What is Decred (DCR)?
Decred (DCR) is the native cryptocurrency for the blockchain of the same name. Short for “Decentralized Credit”, Decred stands to be a fully decentralized and autonomous digital currency. It prioritizes community input and uses an open, decentralized governance model. The most accurate Decred price information can be viewed in the chart above.
Who Founded Decred?
Decred is an open-source project under Company 0, a cryptocurrency software development firm. The company is spearheaded by Jake Yocom-Piatt. He’s a blockchain developer who has been involved with numerous Bitcoin-related projects, including the development of the Daemon Lightning Network and the btcsuite software.
Decred officially launched in February 2016. At the time, the DCR price was around $1.5. The Decred coin’s volatility was relatively low during its first year in the market, with the value generally balancing within the $0.50-$2.5 range.
The goal of Decred is to provide a fully decentralized and autonomous cryptocurrency, as the team behind it found that Bitcoin was straying further away from its decentralization. Some of the concerns that Yocom-Piatt had regarding Bitcoin were the technical difficulties and the amount of control that Proof-of-Work (PoW) miners have.
Since 2016, Decred has shown some significant volatility, with frequent fluctuations upwards and downwards. It marked the beginning of 2018 with the DCR price hitting $100 for the first time, with a short-lived decline in the spring before the value hiked back up in May.
What Are the Features of Decred?
Decred was developed as Bitcoin’s spiritual successor set to improve the decentralization of the older asset. As such, the overall supply of decred has a hard cap of 21 million. The coin is deflationary. As the supply becomes more scarce, the Decred price is expected to steadily increase.
The Decred system aims to reduce the chances of a monopoly forming to a minimum. This is done by ensuring all Decred token holders have an equal amount of power and influence. This is reinforced by the key utilities of Decred – governance and node operations.
Compared to Bitcoin, Decred is a smaller-scale asset. It has been somewhat susceptible to the market trends set by Bitcoin, although there are some notable differences. For example, when Bitcoin reached its, at the time, record-high in November 2021, the Decred price was actually on the decline, having fallen from its 2021 peak of $250 to roughly $100.
Decred uses a hybrid consensus mechanism that combines Proof-of-Work (PoW) with Proof-of-Stake (PoS). This was done as a direct solution to the concerns of PoW miners having too much decision-making power that Yocom-Piatt voiced.

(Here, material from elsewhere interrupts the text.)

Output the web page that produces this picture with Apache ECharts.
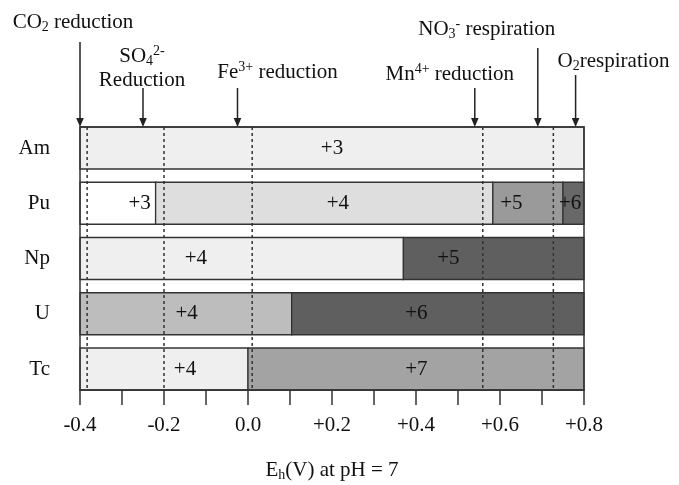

The hybrid PoW/PoS mechanism prevents any one miner from taking over the large majority of the network transactions. Both stakeholders and PoW miners are eligible to block rewards. However, miners receive 60% of the awards, stakeholders receive 30%, and the remaining 10% is held in the Decred Treasure for future project expenses.
The PoW technology works following the same principle as in other blockchains. Miners validate transaction data and add new blocks to the chain. However, the PoS side of the algorithm introduces a new mechanic of voting using tickets.
Users can obtain voting tickets by staking their Decred coins. Then, the tickets are called to participate in a vote randomly. The voting occurs on-chain and is used to make decisions on protocol changes and updates. The proposals can be submitted by any member of the Decred crypto community.
The Decred price for the ticket is adjusted algorithmically for every 144 blocks or every 12 hours. Each user can vote using no more than a single ticket within a server. Tickets are stored in digital wallets. The wallet must be online to cast the vote, otherwise, the ticket is marked as “missed”.
Decentralized governance is one of the key functions that keep the Decred network running. The team emphasizes the importance and power of the Decred community – all transactions are confirmed by the token holders, and changes to the system cannot be made without a governance vote.